The first follower is actually an underestimated form of leadership in itself. … The first follower is what transforms a lone nut into a leader.
About This Quote
Derek Sivers popularized this line in his short talk “How to Start a Movement,” which analyzes a viral video of a lone dancer at an outdoor music festival. Using the clip as a case study, Sivers argues that movements don’t begin with the originator alone but with the first person willing to join publicly, thereby signaling safety and legitimacy to others. The talk circulated widely online (notably via TED), and the “lone nut” framing became a memorable shorthand in discussions of leadership, social proof, and how communities form around an initial act of visible participation.
Interpretation
The quote reframes leadership as a social process rather than a solitary trait. The “first follower” performs a crucial kind of leadership by taking the reputational risk of joining early, translating an eccentric individual act into a shared, imitable behavior.
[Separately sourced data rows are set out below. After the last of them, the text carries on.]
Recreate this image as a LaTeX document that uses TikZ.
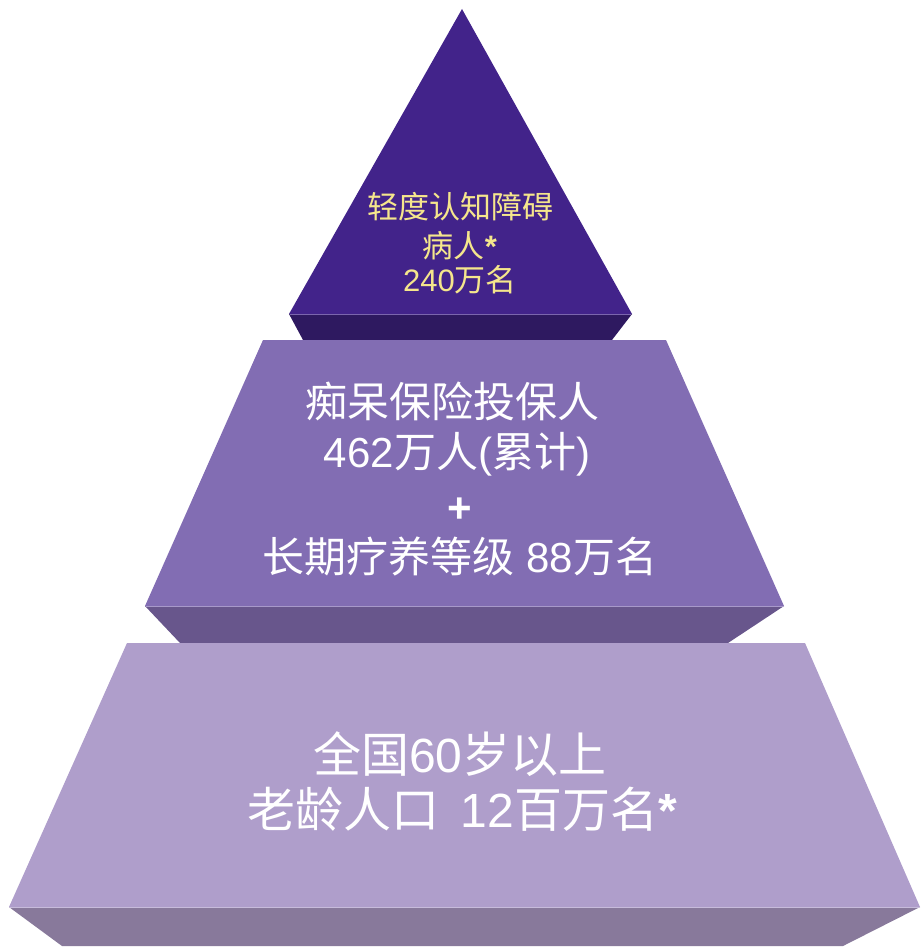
\documentclass[tikz,border=0pt]{standalone}
\usepackage{fontspec}
\setmainfont{Liberation Sans}
\newfontfamily\cjk{Noto Sans CJK SC}
\definecolor{topfront}{RGB}{66,35,138}
\definecolor{topdark}{RGB}{46,25,96}
\definecolor{midfront}{RGB}{130,109,179}
\definecolor{middark}{RGB}{104,86,140}
\definecolor{botfront}{RGB}{175,158,203}
\definecolor{botdark}{RGB}{136,121,155}
\definecolor{topyellow}{RGB}{245,230,140}
\begin{document}
\begin{tikzpicture}[x=1pt,y=-1pt,
  lbl/.style={anchor=base, inner sep=0pt},
  toplbl/.style={lbl, text=topyellow, font=\fontsize{31}{31}\selectfont},
  midlbl/.style={lbl, text=white, font=\fontsize{42}{42}\selectfont},
  botlbl/.style={lbl, text=white, font=\fontsize{48}{48}\selectfont},
  edge/.style={line width=0.8pt}]
\useasboundingbox (0,0) rectangle (921,947);
% top tier
\fill[topfront] (462,9) -- (632,314) -- (289,314) -- cycle;
\fill[topdark] (289,314) -- (632,314) -- (612,340) -- (303,340) -- cycle;
\draw[edge, topfront!70!white] (290,314) -- (631,314);
% middle tier
\fill[midfront] (263,340) -- (666,340) -- (784,606) -- (145,606) -- cycle;
\fill[middark] (145,606) -- (784,606) -- (728,643) -- (180,643) -- cycle;
\draw[edge, midfront!70!white] (146,606) -- (783,606);
% bottom tier
\fill[botfront] (127,643) -- (805,643) -- (920,907) -- (9,907) -- cycle;
\fill[botdark] (9,907) -- (920,907) -- (843,946) -- (62,946) -- cycle;
\draw[edge, botfront!70!white] (10,907) -- (919,907);
% texts
\node[toplbl] (t1) at (460,218) {\cjk 轻度认知障碍};
\node[toplbl] (t2) at (460,257) {{\cjk 病人}\textbf{*}};
\node[toplbl] (t3) at (460,291) {240{\cjk 万名}};
\node[midlbl] (m1) at (452,417) {\cjk 痴呆保险投保人};
\node[midlbl] (m2) at (457,467) {462{\cjk 万人}({\cjk 累计})};
\node[midlbl, font=\fontsize{42}{42}\selectfont\bfseries] (m3) at (460,522) {+};
\node[midlbl] (m4) at (460,572) {{\cjk 长期疗养等级} 88{\cjk 万名}};
\node[botlbl] (b1) at (460,772) {{\cjk 全国}60{\cjk 岁以上}};
\node[botlbl] (b2) at (462,827) {{\cjk 老龄人口}\hspace{0.45em}12{\cjk 百万名}\textbf{*}};
\end{tikzpicture}
\end{document}
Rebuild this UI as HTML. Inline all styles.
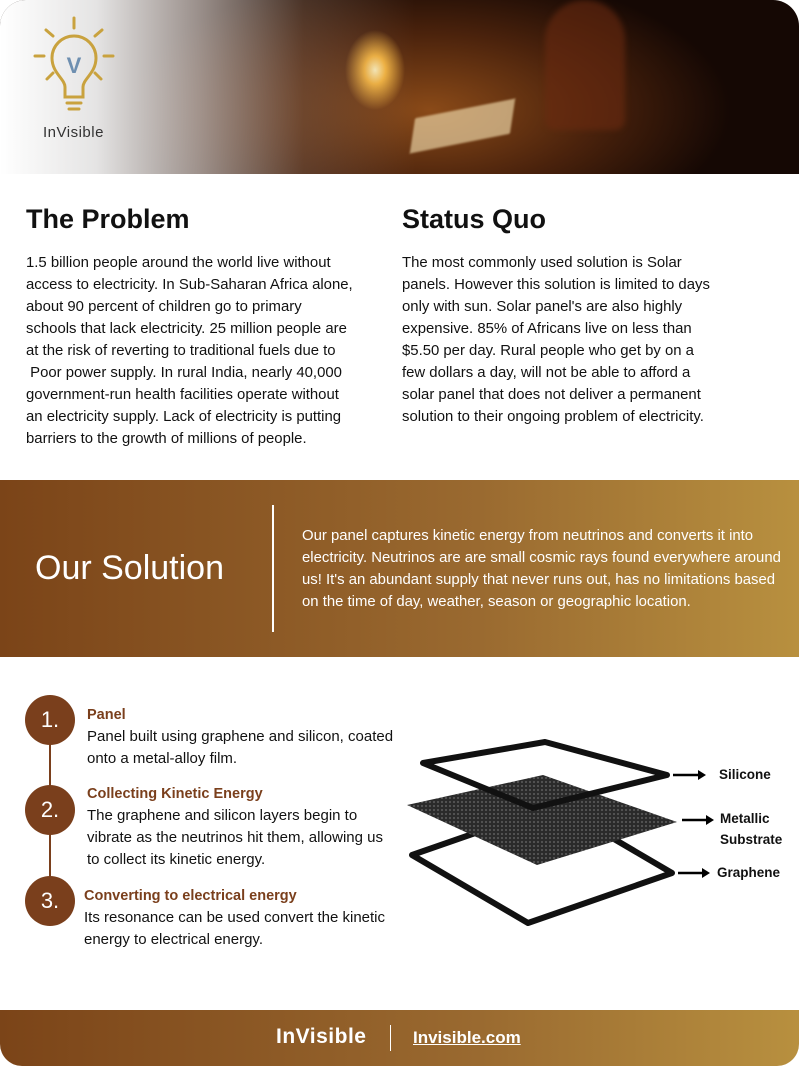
<!DOCTYPE html>
<html><head><meta charset="utf-8"><style>
*{margin:0;padding:0;box-sizing:border-box}
body{width:799px;height:1066px;background:#fff;font-family:"Liberation Sans",sans-serif;position:relative;overflow:hidden;color:#111}
.hdr{position:absolute;left:0;top:0;width:799px;height:174px;border-radius:26px 26px 0 0;overflow:hidden;
background:radial-gradient(ellipse 30px 40px at 375px 70px,#fff3c0 0%,#f6b640 35%,rgba(200,100,20,0) 100%),
radial-gradient(ellipse 300px 140px at 430px 110px,#8a4a18 0%,#4a220c 55%,#150804 100%),#150804}
.hdr .fade{position:absolute;inset:0;background:linear-gradient(90deg,#fff 0%,rgba(240,240,240,.95) 12%,rgba(210,200,195,.7) 25%,rgba(150,120,100,.35) 38%,rgba(0,0,0,0) 52%)}
.hdr .book{position:absolute;left:415px;top:108px;width:95px;height:36px;background:#e8cfa0;transform:skewX(-20deg) rotate(-12deg);opacity:.7;filter:blur(1px)}
.hdr .pers{position:absolute;left:545px;top:0;width:80px;height:130px;background:#6a2a10;border-radius:40px 40px 10px 10px;opacity:.6;filter:blur(3px)}
h2{position:absolute;font-size:27px;font-weight:bold;top:204px}
.p{position:absolute;font-size:14.9px;line-height:22px;top:252px;white-space:nowrap}
.band{position:absolute;left:0;top:480px;width:799px;height:177px;background:linear-gradient(90deg,#7b4418 0%,#9a6a30 60%,#b8903f 100%);color:#fff}
.foot{position:absolute;left:0;top:1010px;width:799px;height:56px;background:linear-gradient(90deg,#7b4418 0%,#9a6a30 60%,#b8903f 100%);border-radius:0 0 22px 22px;color:#fff}
.num{position:absolute;left:25px;width:50px;height:50px;border-radius:50%;background:#7a3f1c;color:#fff;font-size:22px;text-align:center;line-height:50px}
.st{position:absolute;font-size:15px;line-height:22px;white-space:nowrap}
.st b{color:#7a3f1c;font-size:14.5px}
.lab{position:absolute;font-size:13.5px;font-weight:bold;line-height:21px}
</style></head><body>
<div class="hdr"><div class="pers"></div><div class="book"></div><div class="fade"></div>
<svg style="position:absolute;left:30px;top:15px" width="90" height="100" viewBox="0 0 90 100">
<g stroke="#c9a23e" stroke-width="3" fill="none" stroke-linecap="round">
<line x1="44" y1="3" x2="44" y2="13"/><line x1="16" y1="15" x2="23" y2="21"/><line x1="72" y1="15" x2="65" y2="21"/>
<line x1="5" y1="41" x2="14" y2="41"/><line x1="74" y1="41" x2="83" y2="41"/><line x1="17" y1="64" x2="23" y2="58"/><line x1="71" y1="64" x2="65" y2="58"/>
<path d="M35 82 V72 C35 64 22 58 22 43 A22 22 0 0 1 66 43 C66 58 53 64 53 72 V82 Z"/>
<line x1="37" y1="88" x2="51" y2="88"/><line x1="39" y1="94" x2="49" y2="94"/></g>
<text x="44" y="58" text-anchor="middle" font-size="22" font-weight="bold" fill="#6e8fb0" font-family="Liberation Sans">V</text></svg>
<div style="position:absolute;left:43px;top:124px;font-size:15px;color:#333;letter-spacing:.5px">InVisible</div>
</div>
<h2 style="left:26px">The Problem</h2>
<h2 style="left:402px">Status Quo</h2>
<div class="p" style="left:26px">1.5 billion people around the world live without<br>access to electricity. In Sub-Saharan Africa alone,<br>about 90 percent of children go to primary<br>schools that lack electricity. 25 million people are<br>at the risk of reverting to traditional fuels due to<br>&nbsp;Poor power supply. In rural India, nearly 40,000<br>government-run health facilities operate without<br>an electricity supply. Lack of electricity is putting<br>barriers to the growth of millions of people.</div>
<div class="p" style="left:402px">The most commonly used solution is Solar<br>panels. However this solution is limited to days<br>only with sun. Solar panel's are also highly<br>expensive. 85% of Africans live on less than<br>$5.50 per day. Rural people who get by on a<br>few dollars a day, will not be able to afford a<br>solar panel that does not deliver a permanent<br>solution to their ongoing problem of electricity.</div>
<div class="band">
<div style="position:absolute;left:35px;top:69px;font-size:34px">Our Solution</div>
<div style="position:absolute;left:272px;top:25px;width:2px;height:127px;background:#fff"></div>
<div style="position:absolute;left:302px;top:45px;font-size:14.9px;line-height:22px;white-space:nowrap">Our panel captures kinetic energy from neutrinos and converts it into<br>electricity. Neutrinos are are small cosmic rays found everywhere around<br>us! It's an abundant supply that never runs out, has no limitations based<br>on the time of day, weather, season or geographic location.</div>
</div>
<div style="position:absolute;left:49px;top:720px;width:2px;height:170px;background:#7a3f1c"></div>
<div class="num" style="top:695px">1.</div>
<div class="num" style="top:785px">2.</div>
<div class="num" style="top:876px">3.</div>
<div class="st" style="left:87px;top:704px"><b>Panel</b><br>Panel built using graphene and silicon, coated<br>onto a metal-alloy film.</div>
<div class="st" style="left:87px;top:783px"><b>Collecting Kinetic Energy</b><br>The graphene and silicon layers begin to<br>vibrate as the neutrinos hit them, allowing us<br>to collect its kinetic energy.</div>
<div class="st" style="left:84px;top:885px"><b>Converting to electrical energy</b><br>Its resonance can be used convert the kinetic<br>energy to electrical energy.</div>
<svg style="position:absolute;left:0;top:0" width="799" height="1066">
<defs><pattern id="m" width="4" height="4" patternUnits="userSpaceOnUse"><rect width="4" height="4" fill="#2a2a2a"/><circle cx="2" cy="2" r="1.1" fill="#555"/></pattern></defs>
<polygon points="412,855 556,805 672,873 528,923" fill="none" stroke="#111" stroke-width="6" stroke-linejoin="round"/>
<polygon points="407,805 543,775 677,822 537,865" fill="url(#m)"/>
<polygon points="423,763 545,742 667,775 533,808" fill="none" stroke="#111" stroke-width="6" stroke-linejoin="round"/>
<g stroke="#000" stroke-width="2.5"><line x1="673" y1="775" x2="700" y2="775"/><line x1="682" y1="820" x2="708" y2="820"/><line x1="678" y1="873" x2="704" y2="873"/></g>
<g fill="#000"><polygon points="698,770 706,775 698,780"/><polygon points="706,815 714,820 706,825"/><polygon points="702,868 710,873 702,878"/></g>
</svg>
<div class="lab" style="left:719px;top:764px">Silicone</div>
<div class="lab" style="left:720px;top:808px">Metallic<br>Substrate</div>
<div class="lab" style="left:717px;top:862px">Graphene</div>
<div class="foot">
<div style="position:absolute;left:276px;top:15px;font-size:21px;font-weight:bold;letter-spacing:.5px">InVisible</div>
<div style="position:absolute;left:390px;top:15px;width:1px;height:26px;background:#fff"></div>
<div style="position:absolute;left:413px;top:18px;font-size:17px;font-weight:bold;text-decoration:underline">Invisible.com</div>
</div>
</body></html>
In doing so, the follower creates social proof: others can now join without feeling isolated, and the group can cohere around a recognizable pattern. Sivers’s point also critiques hero-centric narratives of change, suggesting that credit and attention should extend to early adopters and bridge-builders who make participation feel permissible and contagious.
Variations
“The first follower is actually an underestimated form of leadership in itself.”
“The first follower is what transforms a lone nut into a leader.”
“The first follower is as important as the leader.”
Source
Derek Sivers, “How to Start a Movement” (TED talk), filmed at TEDxSydney, June 2010; published on TED.com (2010).